Required work → Count every line where "this" occurs. Give the total alone.
** begin Record extracts **
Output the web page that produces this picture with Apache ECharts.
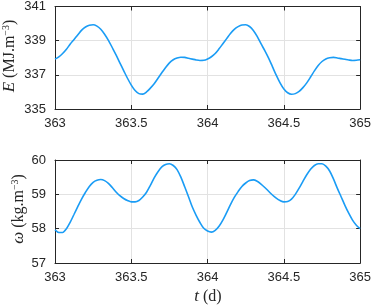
<!DOCTYPE html>
<html><head><meta charset="utf-8">
<script src="https://cdn.jsdelivr.net/npm/echarts@6/dist/echarts.min.js"></script>
<style>html,body{margin:0;padding:0;background:#fff}#c{width:374px;height:307px}</style>
</head><body><div id="c"></div>
<script>
const tE = [363.000,363.025,363.050,363.075,363.100,363.125,363.150,363.175,363.200,363.225,363.250,363.275,363.300,363.325,363.350,363.375,363.400,363.425,363.450,363.475,363.500,363.525,363.550,363.575,363.600,363.625,363.650,363.675,363.700,363.725,363.750,363.775,363.800,363.825,363.850,363.875,363.900,363.925,363.950,363.975,364.000,364.025,364.050,364.075,364.100,364.125,364.150,364.175,364.200,364.225,364.250,364.275,364.300,364.325,364.350,364.375,364.400,364.425,364.450,364.475,364.500,364.525,364.550,364.575,364.600,364.625,364.650,364.675,364.700,364.725,364.750,364.775,364.800,364.825,364.850,364.875,364.900,364.925,364.950,364.975,365.000];
const E = [337.92,338.05,338.25,338.50,338.80,339.07,339.35,339.62,339.80,339.90,339.93,339.85,339.67,339.38,339.02,338.60,338.17,337.70,337.25,336.80,336.40,336.08,335.90,335.87,336.00,336.22,336.48,336.80,337.12,337.43,337.70,337.88,337.98,338.03,338.02,337.97,337.92,337.87,337.84,337.85,337.93,338.06,338.25,338.52,338.82,339.12,339.42,339.66,339.82,339.92,339.93,339.83,339.60,339.25,338.82,338.42,337.98,337.48,336.98,336.53,336.17,335.95,335.86,335.90,336.03,336.25,336.53,336.87,337.23,337.55,337.78,337.93,338.00,338.02,337.99,337.95,337.91,337.87,337.84,337.85,337.88];
const tW = tE;
const W = [57.97,57.89,57.89,58.00,58.19,58.42,58.65,58.87,59.06,59.23,59.35,59.41,59.43,59.40,59.32,59.20,59.07,58.96,58.88,58.82,58.78,58.78,58.82,58.92,59.06,59.26,59.48,59.66,59.80,59.87,59.89,59.84,59.72,59.50,59.22,58.93,58.63,58.39,58.18,58.01,57.93,57.90,57.95,58.07,58.25,58.47,58.70,58.91,59.08,59.23,59.33,59.40,59.42,59.38,59.30,59.20,59.09,58.98,58.89,58.82,58.78,58.79,58.86,59.00,59.18,59.38,59.57,59.73,59.84,59.89,59.89,59.82,59.68,59.45,59.18,58.93,58.68,58.45,58.25,58.10,58.00];
const xTicks = [363, 363.5, 364, 364.5, 365];
const eTicks = [335, 337, 339, 341];
const wTicks = [57, 58, 59, 60];

const chart = echarts.init(document.getElementById('c'), null, {renderer:'canvas'});
const AX = '#262626', GRID = '#e2e2e2', LINE = '#1a9cf5';
const labelFont = {fontFamily:'Liberation Sans, Arial, sans-serif', fontSize:13, color:'#262626'};
const serif = 'Liberation Serif, DejaVu Serif, serif';

function xAx(gi, main){
  return {type:'value', gridIndex:gi, min:xTicks[0], max:xTicks[xTicks.length-1], interval:0.5,
    position: main ? 'bottom':'top',
    axisLine:{show:true, onZero:false, lineStyle:{color:AX, width:1}},
    axisTick:{show:true, inside:true, length:4, lineStyle:{color:AX}},
    axisLabel: main ? Object.assign({show:true, margin:8, formatter:v=>String(v)}, labelFont) : {show:false},
    splitLine:{show:main, lineStyle:{color:GRID, width:1}}};
}
function yAx(gi, ticks, main){
  return {type:'value', gridIndex:gi, min:ticks[0], max:ticks[ticks.length-1], interval:ticks[1]-ticks[0],
    position: main ? 'left':'right',
    axisLine:{show:true, onZero:false, lineStyle:{color:AX, width:1}},
    axisTick:{show:true, inside:true, length:4, lineStyle:{color:AX}},
    axisLabel: main ? Object.assign({show:true, margin:9}, labelFont) : {show:false},
    splitLine:{show:main, lineStyle:{color:GRID, width:1}}};
}
const rich = {i:{fontFamily:serif, fontStyle:'italic', fontSize:17, fill:'#262626'},
              n:{fontFamily:serif, fontSize:16, fill:'#262626'},
              s:{fontFamily:serif, fontSize:10, fill:'#262626', padding:[0,0,8,0]}};

chart.setOption({
  animation:false,
  backgroundColor:'#fff',
  grid:[
    {left:55, top:6, width:307, height:103, show:false},
    {left:55, top:160, width:307, height:103, show:false}
  ],
  xAxis:[xAx(0,true), xAx(1,true), xAx(0,false), xAx(1,false)],
  yAxis:[yAx(0,eTicks,true), yAx(1,wTicks,true), yAx(0,eTicks,false), yAx(1,wTicks,false)],
  series:[
    {type:'line', xAxisIndex:0, yAxisIndex:0, data:tE.map((t,i)=>[t,E[i]]), smooth:0.3, showSymbol:false,
     lineStyle:{color:LINE, width:1.6}},
    {type:'line', xAxisIndex:1, yAxisIndex:1, data:tW.map((t,i)=>[t,W[i]]), smooth:0.3, showSymbol:false,
     lineStyle:{color:LINE, width:1.6}}
  ],
  graphic:[
    {type:'text', x:10, y:56, rotation:Math.PI/2, style:{
      text:'{i|E} {n|(MJ.m}{s|−3}{n|)}', align:'center', verticalAlign:'middle', rich:rich,
      font:'16px '+serif, fill:'#262626'}},
    {type:'text', x:19, y:209, rotation:Math.PI/2, style:{
      text:'{i|ω} {n|(kg.m}{s|−3}{n|)}', align:'center', verticalAlign:'middle', rich:rich,
      font:'16px '+serif, fill:'#262626'}},
    {type:'text', x:208, y:297, style:{
      text:'{i|t} {n|(d)}', align:'center', verticalAlign:'middle', rich:rich,
      font:'16px '+serif, fill:'#262626'}}
  ]
});
</script></body></html>
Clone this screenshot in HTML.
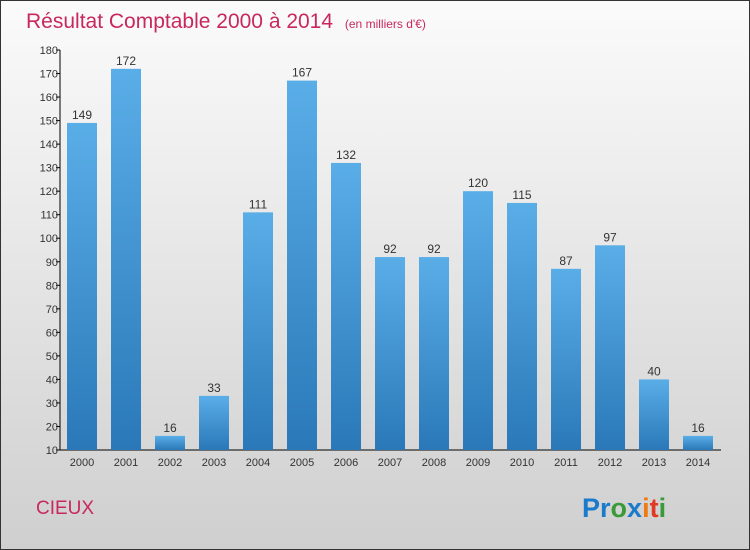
<!DOCTYPE html>
<html><head><meta charset="utf-8"><style>
body{margin:0;}
#wrap{width:750px;height:550px;position:relative;overflow:hidden;}
svg text{font-family:"Liberation Sans",sans-serif;}
</style></head><body>
<div id="wrap">
<svg id="chart" width="750" height="550" xmlns="http://www.w3.org/2000/svg">
<defs>
<linearGradient id="bg" x1="0" y1="0" x2="0" y2="1"><stop offset="0" stop-color="#fbfbfb"/><stop offset="1" stop-color="#cfcfcf"/></linearGradient>
<linearGradient id="bar" x1="0" y1="0" x2="0" y2="1"><stop offset="0" stop-color="#5aaee8"/><stop offset="1" stop-color="#2a78b8"/></linearGradient>
</defs>
<rect x="0.5" y="0.5" width="749" height="549" fill="url(#bg)" stroke="#333"/>
<text x="26" y="28" font-size="21" fill="#c8285e">Résultat Comptable 2000 à 2014 <tspan font-size="12" dx="6">(en milliers d'€)</tspan></text>
<text x="36" y="514" font-size="19" fill="#c8285e">CIEUX</text>
<text x="582" y="517" font-size="27" font-weight="bold"><tspan fill="#1a7acc">Pr</tspan><tspan fill="#3a9a3a">o</tspan><tspan fill="#1a7acc">x</tspan><tspan fill="#f07a10">i</tspan><tspan fill="#e03a20">t</tspan><tspan fill="#3a9a3a">i</tspan></text>
<g id="axes"></g><g id="bars"></g>
</svg>
</div>
<script>
const categories=["2000","2001","2002","2003","2004","2005","2006","2007","2008","2009","2010","2011","2012","2013","2014"];
const values=[149,172,16,33,111,167,132,92,92,120,115,87,97,40,16];
const yTicks=[10,20,30,40,50,60,70,80,90,100,110,120,130,140,150,160,170,180];
const NS="http://www.w3.org/2000/svg";
const yMin=10,yMax=180,plotTop=50,plotBot=450,plotX0=60,plotX1=721;
function y(v){return plotBot-(v-yMin)/(yMax-yMin)*(plotBot-plotTop);}
function xc(i){return 82+i*44;}
function mk(tag,attrs,parent,txt){const e=document.createElementNS(NS,tag);for(const k in attrs)e.setAttribute(k,attrs[k]);if(txt!==undefined)e.textContent=txt;parent.appendChild(e);return e;}
const ax=document.getElementById('axes'),bg=document.getElementById('bars');
let l=mk('line',{x1:plotX0,y1:plotTop,x2:plotX0,y2:plotBot,stroke:'#000'},ax);


l=mk('line',{x1:plotX0,y1:plotBot,x2:plotX1,y2:plotBot,stroke:'#000'},ax);


yTicks.forEach(t=>{
 const tk=mk('line',{x1:plotX0-4,y1:y(t),x2:plotX0,y2:y(t),stroke:'#000'},ax);
 
 
 const tx=mk('text',{x:plotX0-2,y:y(t)+4,'font-size':11,'text-anchor':'end',fill:'#333'},ax,t);
 
 
});
categories.forEach((c,i)=>{
 const v=values[i];
 const r=mk('rect',{x:xc(i)-15,y:y(v),width:30,height:plotBot-y(v),fill:'url(#bar)'},bg);
 
 
 const vl=mk('text',{x:xc(i),y:y(v)-4,'font-size':12,'text-anchor':'middle',fill:'#333'},bg,v);
 
 
 const xl=mk('text',{x:xc(i),y:plotBot+16,'font-size':11,'text-anchor':'middle',fill:'#333'},ax,c);
 
 
});
</script>
</body></html>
** end Record extracts **
Result of the task → 2